With the end of shopping period comes a redirection of our intellects to loftier pursuits. And I don’t mean politics.

I literally mean the lofty skies above us.

Last night, 2007 TU24, a 24-billion-kilogram asteroid, 250 meters in diameter, traveled within 344,384 miles of Earth. Though seemingly far away, at a mere 1.4 times the distance that separates the moon and earth, the asteroid, which wasn’t visible to the naked eye, came a little too close for comfort.

As you might have guessed, the 2007 in the asteroid’s name refers to when it was first spotted: Oct. 11, 2007. With only 110 days between now and the time of the 2007 TU24’s discovery, had the asteroid taken an errant course headed for the earth, there would have been precious little time for Bruce Willis to finish filming “Die Hard 5” before we needed him to fly into space to nuke it to pieces.

According to an article written by Michael Paine for SPACE.com, entitled “To Nuke or to Nudge,” blowing up any asteroid would be a terrible idea. The asteroid fragments would still be large enough to penetrate our ozone (if only we had used less CFC-based hairspray in the ’80s). Blowing up an asteroid headed toward earth would be similar to splitting a single bullet into a shotgun blast. The effect is the same — death for the receiving party. Not to mention the fact that we don’t have sufficient nuclear weapons to blow up a large doomsday asteroid, anyway.

How big would a doomsday asteroid be, you ask?

Britt Scharringhausen, a professor at Beloit College, estimates, in an online article written for Cornell’s Department of Astronomy, that an asteroid with a diameter of 10 kilometers or more would wreak extensive havoc on the earth’s surface, eliminating most life on the planet. An asteroid of this size is believed to have struck the earth 65 million years ago, ending the reign of dinosaurs.

Instead of using nuclear weapons, a variety of other methods afford us a bit of flexibility. I am not the first to propose that we send a really heavy spaceship to smash into the asteroid, changing its course ever so slightly. Or, as former astronauts Edward T. Lu and Stanley Love suggest, we could send a spaceship to orbit near the asteroid and create a secondary gravitational pull to redirect the asteroid. Finally, we could mount a giant solar sail on the asteroid and use solar pressure to redirect the object’s course.

My biggest concern, when the threat of deadly asteroids looms in space, is our apparent lack of detection capability. All of these solutions strike me as being nice on paper, but in 2002, a 50 to 120 meter asteroid missed the earth by a mere 75,000 miles.
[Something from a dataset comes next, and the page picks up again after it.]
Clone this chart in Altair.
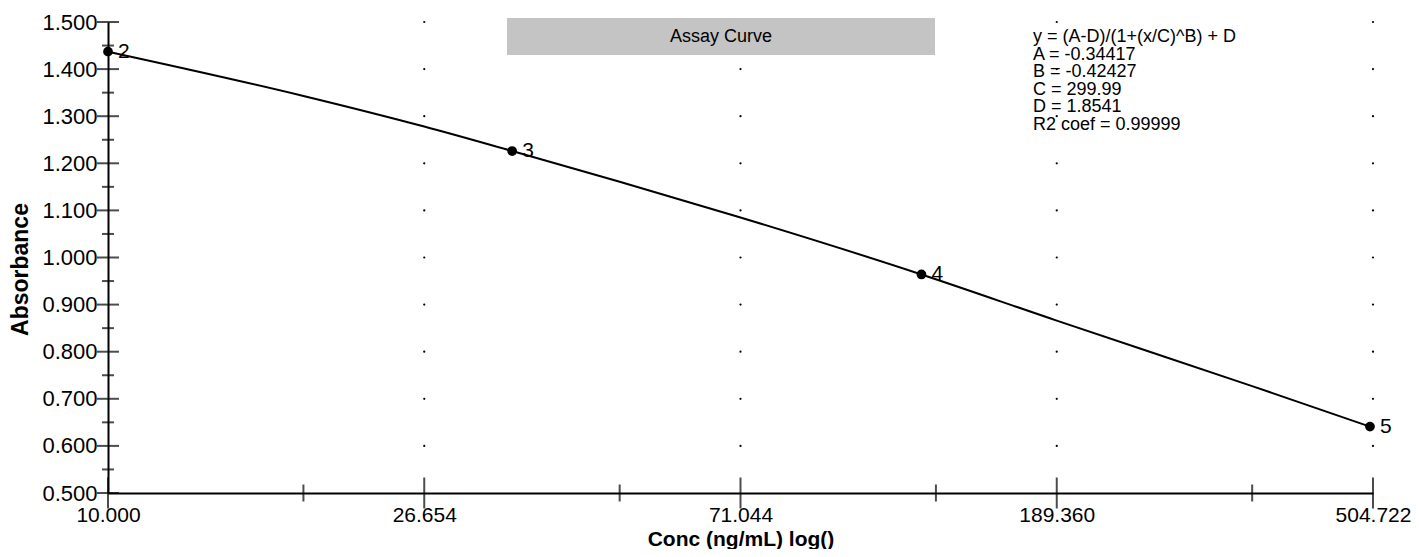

It was not discovered by astronomers until three days after its closest pass of us! An object of roughly that size exploded a few kilometers above Russia in 1908, in what was known as the Tunguska Event, which resulted in an explosion that was estimated at 1,000 times the force of the nuclear bomb dropped on Hiroshima. Roughly 80 million trees in a 830-square-mile area were felled by the blast — remember, the 2007 TU24 is at least two to three times as large.

NASA claims that all asteroids 140 meters and larger that have a chance of colliding with earth will be under their observation by 2020. So in the mean time, we just need to keep glancing over our shoulders for falling debris. For example, a U.S. spy satellite is currently descending to Earth in an out-of-control orbit. Slated to make impact in late February, the satellite, which weighs a mere 10 tons, doesn’t pose a significant threat other than the full tank of toxic rocket fuel that will descend with it.

The moral of the story is that our doom in the form of a wayward asteroid may be speeding toward us right now, and even the NASA astronomers wouldn’t necessarily see it coming. In this time of uncertainty, we might as well live it up, ditch class a little more, mend some fences and try a little harder in our love lives. After all, having someone to hold as the world ends is always nice.

Brian C. Thompson is a senior in Branford College. His column runs on alternate Wednesdays.